══ Source excerpt ══

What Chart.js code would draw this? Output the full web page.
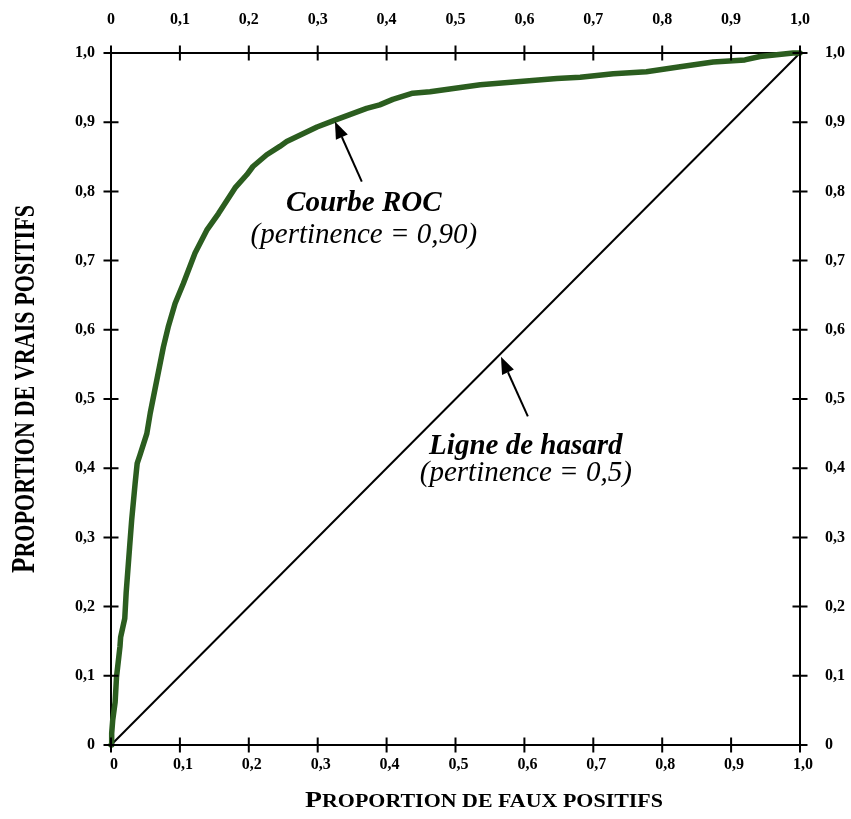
<!DOCTYPE html>
<html><head><meta charset="utf-8">
<script src="https://cdn.jsdelivr.net/npm/chart.js@4.4.1/dist/chart.umd.min.js"></script>
<style>html,body{margin:0;padding:0;background:#fff;overflow:hidden}</style>
</head><body>
<canvas id="c" width="851" height="819" style="width:851px;height:819px;display:block"></canvas>
<script>
// ---- data ----
const tickLabels = ['0','0,1','0,2','0,3','0,4','0,5','0,6','0,7','0,8','0,9','1,0'];
const rocFP = [0,0.001,0.0025,0.006,0.008,0.013,0.014,0.02,0.022,0.027,0.03,0.035,0.038,0.042,0.052,0.057,0.064,0.076,0.083,0.093,0.105,0.122,0.139,0.156,0.18,0.197,0.206,0.226,0.245,0.255,0.299,0.325,0.371,0.39,0.409,0.438,0.463,0.536,0.647,0.681,0.729,0.777,0.826,0.874,0.92,0.942,0.99,1.0];
const rocTP = [0,0.017,0.036,0.062,0.098,0.142,0.156,0.183,0.22,0.286,0.325,0.378,0.407,0.419,0.45,0.48,0.515,0.575,0.604,0.638,0.667,0.711,0.744,0.768,0.805,0.824,0.836,0.853,0.865,0.872,0.893,0.903,0.92,0.925,0.933,0.942,0.944,0.954,0.963,0.965,0.970,0.973,0.98,0.987,0.99,0.995,1.0,1.0];
const chanceFP = [0,1];
const chanceTP = [0,1];
const xTitle = ['P','ROPORTION DE FAUX POSITIFS'];
const yTitle = ['P','ROPORTION DE VRAIS POSITIFS'];
const rocLabel = ['Courbe ROC','(pertinence = 0,90)'];
const chanceLabel = ['Ligne de hasard','(pertinence = 0,5)'];

const FONT = '"Liberation Serif","Times New Roman",serif';
const toPts = (xs, ys) => xs.map((v,i)=>({x:v,y:ys[i]}));

function drawSmallCaps(ctx, parts, bigSize, smallSize, cx, cy, targetW){
  ctx.save();
  ctx.font = `bold ${bigSize}px ${FONT}`;
  const w1 = ctx.measureText(parts[0]).width;
  ctx.font = `bold ${smallSize}px ${FONT}`;
  const w2 = ctx.measureText(parts[1]).width;
  const s = targetW/(w1+w2);
  ctx.translate(cx,cy);
  ctx.scale(s,1);
  ctx.textBaseline='alphabetic';
  ctx.textAlign='left';
  ctx.fillStyle='#000';
  const x0 = -(w1+w2)/2;
  ctx.font = `bold ${bigSize}px ${FONT}`;
  ctx.fillText(parts[0], x0, 0);
  ctx.font = `bold ${smallSize}px ${FONT}`;
  ctx.fillText(parts[1], x0+w1, 0);
  ctx.restore();
}

function arrow(ctx, x1,y1,x2,y2){
  const ang = Math.atan2(y2-y1,x2-x1);
  const hl=17, hw=6.5;
  const bx = x2 - hl*Math.cos(ang), by = y2 - hl*Math.sin(ang);
  ctx.beginPath(); ctx.moveTo(x1,y1); ctx.lineTo(bx,by); ctx.stroke();
  ctx.beginPath();
  ctx.moveTo(x2,y2);
  ctx.lineTo(bx + hw*Math.sin(ang), by - hw*Math.cos(ang));
  ctx.lineTo(bx - hw*Math.sin(ang), by + hw*Math.cos(ang));
  ctx.closePath(); ctx.fill();
}

const decor = {
  id:'decor',
  afterDraw(chart){
    const {ctx, chartArea:a, scales:{x,y}} = chart;
    ctx.save();
    ctx.strokeStyle='#000'; ctx.fillStyle='#000'; ctx.lineWidth=2;
    const L=7.5;
    x.ticks.forEach(t=>{
      const p = x.getPixelForValue(t.value);
      ctx.beginPath();
      ctx.moveTo(p,a.top-L); ctx.lineTo(p,a.top+L);
      ctx.moveTo(p,a.bottom-L); ctx.lineTo(p,a.bottom+L);
      ctx.stroke();
    });
    y.ticks.forEach(t=>{
      const p = y.getPixelForValue(t.value);
      ctx.beginPath();
      ctx.moveTo(a.left-L,p); ctx.lineTo(a.left+L,p);
      ctx.moveTo(a.right-L,p); ctx.lineTo(a.right+L,p);
      ctx.stroke();
    });
    // arrows
    ctx.lineWidth=2;
    arrow(ctx, x.getPixelForValue(0.364), y.getPixelForValue(0.814), x.getPixelForValue(0.325), y.getPixelForValue(0.901));
    arrow(ctx, x.getPixelForValue(0.605), y.getPixelForValue(0.475), x.getPixelForValue(0.566), y.getPixelForValue(0.561));
    // labels
    ctx.textAlign='center'; ctx.textBaseline='middle';
    ctx.font = `bold italic 29px ${FONT}`;
    ctx.fillText(rocLabel[0], x.getPixelForValue(0.367), y.getPixelForValue(0.782));
    ctx.fillText(chanceLabel[0], x.getPixelForValue(0.602), y.getPixelForValue(0.432));
    ctx.font = `italic 29px ${FONT}`;
    ctx.fillText(rocLabel[1], x.getPixelForValue(0.367), y.getPixelForValue(0.737));
    ctx.fillText(chanceLabel[1], x.getPixelForValue(0.602), y.getPixelForValue(0.392));
    ctx.restore();
    // axis titles
    drawSmallCaps(ctx, xTitle, 24, 19, 484, 807, 358);
    ctx.save();
    ctx.translate(34, 389);
    ctx.rotate(-Math.PI/2);
    drawSmallCaps(ctx, yTitle, 33, 29, 0, 0, 368);
    ctx.restore();
  }
};

const tickFont = {family:FONT, size:16, weight:'bold'};
function axis(pos, size, pad, extra){
  const horiz = pos==='top'||pos==='bottom';
  return Object.assign({
    type:'linear', position:pos, min:0, max:1,
    grid:{display:false, drawTicks:false},
    border:{display:true, color:'#000', width:2},
    ticks:{stepSize:0.1, color:'#000', font:tickFont, padding:pad, maxRotation:0, autoSkip:false,
      callback:(v,i)=>tickLabels[i]},
    afterFit:(s)=>{ if(horiz) s.height=size; else s.width=size; }
  }, extra||{});
}

new Chart(document.getElementById('c'), {
  type:'scatter',
  data:{datasets:[
    {label:'Courbe ROC', data:toPts(rocFP,rocTP), showLine:true, borderColor:'#2b5d1f', borderWidth:5.5,
     pointRadius:0, tension:0, borderJoinStyle:'round', borderCapStyle:'round', clip:false, order:0},
    {label:'Ligne de hasard', data:toPts(chanceFP,chanceTP), showLine:true, borderColor:'#000', borderWidth:2,
     pointRadius:0, tension:0, clip:false, order:1}
  ]},
  options:{
    responsive:false, animation:false, devicePixelRatio:1,
    layout:{padding:0},
    plugins:{legend:{display:false}, tooltip:{enabled:false}},
    scales:{
      x: axis('bottom', 74, 10, {ticks:{stepSize:0.1, color:'#000', font:tickFont, padding:10, labelOffset:3, maxRotation:0, autoSkip:false, callback:(v,i)=>tickLabels[i]}}),
      x2: axis('top', 53, 24),
      y: axis('left', 111, 16),
      y2: axis('right', 51, 25)
    }
  },
  plugins:[decor]
});
</script>
</body></html>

═══

> Work to be completed
Print out the material word for word, omitting the pictures.

> The answer
What Chart.js code would draw this? Output the full web page.
<!DOCTYPE html>
<html><head><meta charset="utf-8">
<script src="https://cdn.jsdelivr.net/npm/chart.js@4.4.1/dist/chart.umd.min.js"></script>
<style>html,body{margin:0;padding:0;background:#fff;overflow:hidden}</style>
</head><body>
<canvas id="c" width="851" height="819" style="width:851px;height:819px;display:block"></canvas>
<script>
// ---- data ----
const tickLabels = ['0','0,1','0,2','0,3','0,4','0,5','0,6','0,7','0,8','0,9','1,0'];
const rocFP = [0,0.001,0.0025,0.006,0.008,0.013,0.014,0.02,0.022,0.027,0.03,0.035,0.038,0.042,0.052,0.057,0.064,0.076,0.083,0.093,0.105,0.122,0.139,0.156,0.18,0.197,0.206,0.226,0.245,0.255,0.299,0.325,0.371,0.39,0.409,0.438,0.463,0.536,0.647,0.681,0.729,0.777,0.826,0.874,0.92,0.942,0.99,1.0];
const rocTP = [0,0.017,0.036,0.062,0.098,0.142,0.156,0.183,0.22,0.286,0.325,0.378,0.407,0.419,0.45,0.48,0.515,0.575,0.604,0.638,0.667,0.711,0.744,0.768,0.805,0.824,0.836,0.853,0.865,0.872,0.893,0.903,0.92,0.925,0.933,0.942,0.944,0.954,0.963,0.965,0.970,0.973,0.98,0.987,0.99,0.995,1.0,1.0];
const chanceFP = [0,1];
const chanceTP = [0,1];
const xTitle = ['P','ROPORTION DE FAUX POSITIFS'];
const yTitle = ['P','ROPORTION DE VRAIS POSITIFS'];
const rocLabel = ['Courbe ROC','(pertinence = 0,90)'];
const chanceLabel = ['Ligne de hasard','(pertinence = 0,5)'];

const FONT = '"Liberation Serif","Times New Roman",serif';
const toPts = (xs, ys) => xs.map((v,i)=>({x:v,y:ys[i]}));

function drawSmallCaps(ctx, parts, bigSize, smallSize, cx, cy, targetW){
  ctx.save();
  ctx.font = `bold ${bigSize}px ${FONT}`;
  const w1 = ctx.measureText(parts[0]).width;
  ctx.font = `bold ${smallSize}px ${FONT}`;
  const w2 = ctx.measureText(parts[1]).width;
  const s = targetW/(w1+w2);
  ctx.translate(cx,cy);
  ctx.scale(s,1);
  ctx.textBaseline='alphabetic';
  ctx.textAlign='left';
  ctx.fillStyle='#000';
  const x0 = -(w1+w2)/2;
  ctx.font = `bold ${bigSize}px ${FONT}`;
  ctx.fillText(parts[0], x0, 0);
  ctx.font = `bold ${smallSize}px ${FONT}`;
  ctx.fillText(parts[1], x0+w1, 0);
  ctx.restore();
}

function arrow(ctx, x1,y1,x2,y2){
  const ang = Math.atan2(y2-y1,x2-x1);
  const hl=17, hw=6.5;
  const bx = x2 - hl*Math.cos(ang), by = y2 - hl*Math.sin(ang);
  ctx.beginPath(); ctx.moveTo(x1,y1); ctx.lineTo(bx,by); ctx.stroke();
  ctx.beginPath();
  ctx.moveTo(x2,y2);
  ctx.lineTo(bx + hw*Math.sin(ang), by - hw*Math.cos(ang));
  ctx.lineTo(bx - hw*Math.sin(ang), by + hw*Math.cos(ang));
  ctx.closePath(); ctx.fill();
}

const decor = {
  id:'decor',
  afterDraw(chart){
    const {ctx, chartArea:a, scales:{x,y}} = chart;
    ctx.save();
    ctx.strokeStyle='#000'; ctx.fillStyle='#000'; ctx.lineWidth=2;
    const L=7.5;
    x.ticks.forEach(t=>{
      const p = x.getPixelForValue(t.value);
      ctx.beginPath();
      ctx.moveTo(p,a.top-L); ctx.lineTo(p,a.top+L);
      ctx.moveTo(p,a.bottom-L); ctx.lineTo(p,a.bottom+L);
      ctx.stroke();
    });
    y.ticks.forEach(t=>{
      const p = y.getPixelForValue(t.value);
      ctx.beginPath();
      ctx.moveTo(a.left-L,p); ctx.lineTo(a.left+L,p);
      ctx.moveTo(a.right-L,p); ctx.lineTo(a.right+L,p);
      ctx.stroke();
    });
    // arrows
    ctx.lineWidth=2;
    arrow(ctx, x.getPixelForValue(0.364), y.getPixelForValue(0.814), x.getPixelForValue(0.325), y.getPixelForValue(0.901));
    arrow(ctx, x.getPixelForValue(0.605), y.getPixelForValue(0.475), x.getPixelForValue(0.566), y.getPixelForValue(0.561));
    // labels
    ctx.textAlign='center'; ctx.textBaseline='middle';
    ctx.font = `bold italic 29px ${FONT}`;
    ctx.fillText(rocLabel[0], x.getPixelForValue(0.367), y.getPixelForValue(0.782));
    ctx.fillText(chanceLabel[0], x.getPixelForValue(0.602), y.getPixelForValue(0.432));
    ctx.font = `italic 29px ${FONT}`;
    ctx.fillText(rocLabel[1], x.getPixelForValue(0.367), y.getPixelForValue(0.737));
    ctx.fillText(chanceLabel[1], x.getPixelForValue(0.602), y.getPixelForValue(0.392));
    ctx.restore();
    // axis titles
    drawSmallCaps(ctx, xTitle, 24, 19, 484, 807, 358);
    ctx.save();
    ctx.translate(34, 389);
    ctx.rotate(-Math.PI/2);
    drawSmallCaps(ctx, yTitle, 33, 29, 0, 0, 368);
    ctx.restore();
  }
};

const tickFont = {family:FONT, size:16, weight:'bold'};
function axis(pos, size, pad, extra){
  const horiz = pos==='top'||pos==='bottom';
  return Object.assign({
    type:'linear', position:pos, min:0, max:1,
    grid:{display:false, drawTicks:false},
    border:{display:true, color:'#000', width:2},
    ticks:{stepSize:0.1, color:'#000', font:tickFont, padding:pad, maxRotation:0, autoSkip:false,
      callback:(v,i)=>tickLabels[i]},
    afterFit:(s)=>{ if(horiz) s.height=size; else s.width=size; }
  }, extra||{});
}

new Chart(document.getElementById('c'), {
  type:'scatter',
  data:{datasets:[
    {label:'Courbe ROC', data:toPts(rocFP,rocTP), showLine:true, borderColor:'#2b5d1f', borderWidth:5.5,
     pointRadius:0, tension:0, borderJoinStyle:'round', borderCapStyle:'round', clip:false, order:0},
    {label:'Ligne de hasard', data:toPts(chanceFP,chanceTP), showLine:true, borderColor:'#000', borderWidth:2,
     pointRadius:0, tension:0, clip:false, order:1}
  ]},
  options:{
    responsive:false, animation:false, devicePixelRatio:1,
    layout:{padding:0},
    plugins:{legend:{display:false}, tooltip:{enabled:false}},
    scales:{
      x: axis('bottom', 74, 10, {ticks:{stepSize:0.1, color:'#000', font:tickFont, padding:10, labelOffset:3, maxRotation:0, autoSkip:false, callback:(v,i)=>tickLabels[i]}}),
      x2: axis('top', 53, 24),
      y: axis('left', 111, 16),
      y2: axis('right', 51, 25)
    }
  },
  plugins:[decor]
});
</script>
</body></html>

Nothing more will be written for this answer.